At the beginning of the lab session the groups are all given a laptop and we take a group quiz on the computer. Once that is submitted, we receive a worksheet with about 12 clinical vignettes. We must determine the disease for each one and answer questions about each particular case. (These questions will ask for things like the mechanism, clinical presentation, comparisons with similar diseases.)
After about 40 minutes, our course instructor picks up a microphone and announces that our time is up. His assistant walks over to a group and hands the microphone to a person of her choice. At this point, Nervous Student (NS) has the eyes of the entire lab (almost 100 pairs) on NS, and NS has no choice but to take the microphone and announce his/her name and group number.
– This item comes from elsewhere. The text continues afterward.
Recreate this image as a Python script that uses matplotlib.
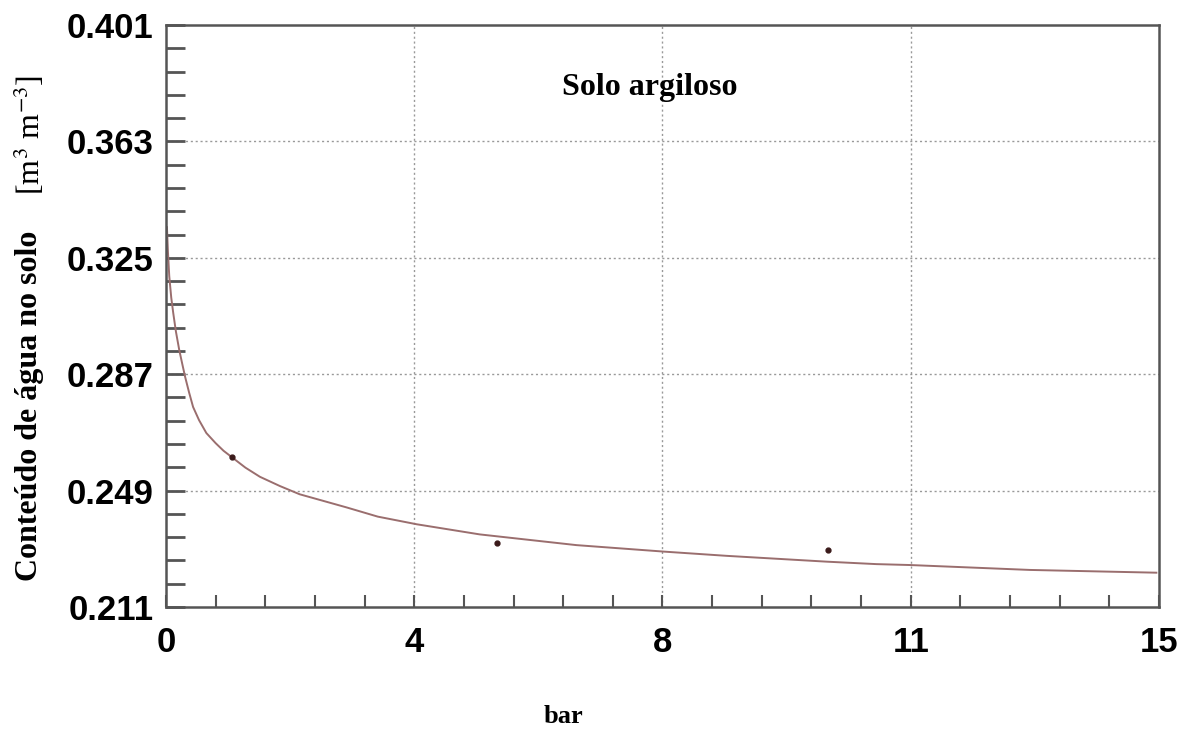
import numpy as np
import matplotlib
matplotlib.use('Agg')
from matplotlib import pyplot as plt
from matplotlib.ticker import AutoMinorLocator

# curva ajustada
pressao = [0.015, 0.03, 0.05, 0.08, 0.11, 0.15, 0.20, 0.25, 0.29, 0.35, 0.41, 0.50,
           0.61, 0.75, 0.87, 0.99, 1.20, 1.42, 1.72, 2.02, 2.40, 2.73, 3.20, 3.79,
           4.74, 6.20, 7.51, 8.47, 9.98, 10.73, 11.24, 13.05, 14.96]
umidade = [0.335, 0.327, 0.319, 0.312, 0.307, 0.301, 0.295, 0.290, 0.2861, 0.2810,
           0.2763, 0.2720, 0.2678, 0.2645, 0.2620, 0.2600, 0.2565, 0.2535, 0.2505,
           0.2478, 0.2455, 0.2435, 0.2405, 0.2380, 0.2347, 0.2312, 0.2291, 0.2277,
           0.2258, 0.2250, 0.2247, 0.2231, 0.2222]
# pontos medidos
pressao_obs = [1.0, 5.0, 10.0]
umidade_obs = [0.2600, 0.2318, 0.2296]

xticks = [0, 3.75, 7.5, 11.25, 15]
xtick_labels = ['0', '4', '8', '11', '15']
yticks = [0.211, 0.249, 0.287, 0.325, 0.363, 0.401]
ytick_labels = ['0.211', '0.249', '0.287', '0.325', '0.363', '0.401']

plt.rcParams['mathtext.fontset'] = 'stix'
fig = plt.figure(figsize=(11.93, 7.33), dpi=100)
ax = fig.add_axes([0.1391, 0.1719, 0.8324, 0.7940])

ax.plot(pressao, umidade, color='#9a6e6e', lw=1.4)
ax.plot(pressao_obs, umidade_obs, 'o', color='#3a1a1a', ms=3.5)

ax.set_xlim(0, 15)
ax.set_ylim(0.211, 0.401)
ax.set_xticks(xticks)
ax.set_xticklabels(xtick_labels)
ax.set_yticks(yticks)
ax.set_yticklabels(ytick_labels)
ax.xaxis.set_minor_locator(AutoMinorLocator(5))
ax.yaxis.set_minor_locator(AutoMinorLocator(5))

for lab in ax.get_xticklabels() + ax.get_yticklabels():
    lab.set_fontfamily('Liberation Sans')
    lab.set_fontweight('bold')
    lab.set_fontsize(25)

ax.tick_params(axis='x', which='both', direction='in', length=9, width=1.5,
               color='#555555', pad=14, top=False)
ax.tick_params(axis='y', which='both', direction='in', length=14, width=2,
               color='#555555', pad=9, right=False)
for s in ax.spines.values():
    s.set_color('#555555')
    s.set_linewidth(1.8)

# grade pontilhada so nas marcas internas
for xv in xticks[1:-1]:
    ax.axvline(xv, color='#999999', ls=(0, (1.5, 2)), lw=1.0, zorder=0)
for yv in yticks[1:-1]:
    ax.axhline(yv, color='#999999', ls=(0, (1.5, 2)), lw=1.0, zorder=0)

ax.text(0.487, 0.892, 'Solo argiloso', transform=ax.transAxes, ha='center', va='center',
        fontfamily='Liberation Serif', fontweight='bold', fontsize=23)

fig.text(0.472, 0.022, 'bar', ha='center', va='center',
         fontfamily='Liberation Serif', fontweight='bold', fontsize=19)
fig.text(0.025, 0.446, 'Conteúdo de água no solo', rotation=90, ha='center', va='center',
         fontfamily='Liberation Serif', fontweight='bold', fontsize=23)
fig.text(0.025, 0.816, r'[m$^3$ m$^{-3}$]', rotation=90, ha='center', va='center',
         fontfamily='Liberation Serif', fontsize=23)

plt.savefig('out.png', dpi=100)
And the encounter might go something like this:
Professor (P): "What does this patient have?"
NS (answering with a shaky voice): "Carcinoma-in-situ"
P: "And what condition most likely preceded this lesion?"
NS (drawing a blank): "Um..."
P: "Consult with your group."
After conferring with the group, NS replies: "HPV infection leading to dysplasia."
P: "Good, and will the biopsy reveal malignant cells penetrating the underlying basement membrane?"
NS: "Uh.. I don't think so."
P: "Of course not."
NS (sounding very confidant): "Oh, right. Of course not!"
Cue class laughter.
The encounter might seem quite benign. No harm, right? But every time I go to lab I am anxious and apprehensive hoping that the microphone is not pointed in my direction when it is my group's turn. And I get the feeling that I'm not the only one who feels this way.
Maybe it's good for me and will prepare me for the pimping that will come during third and fourth years. Then again, with all the stress and anxiety, maybe it's bad for me.
Oh, who am I kidding? Medical school is a big ball of stress and anxiety, and that much more can't be that bad... Right?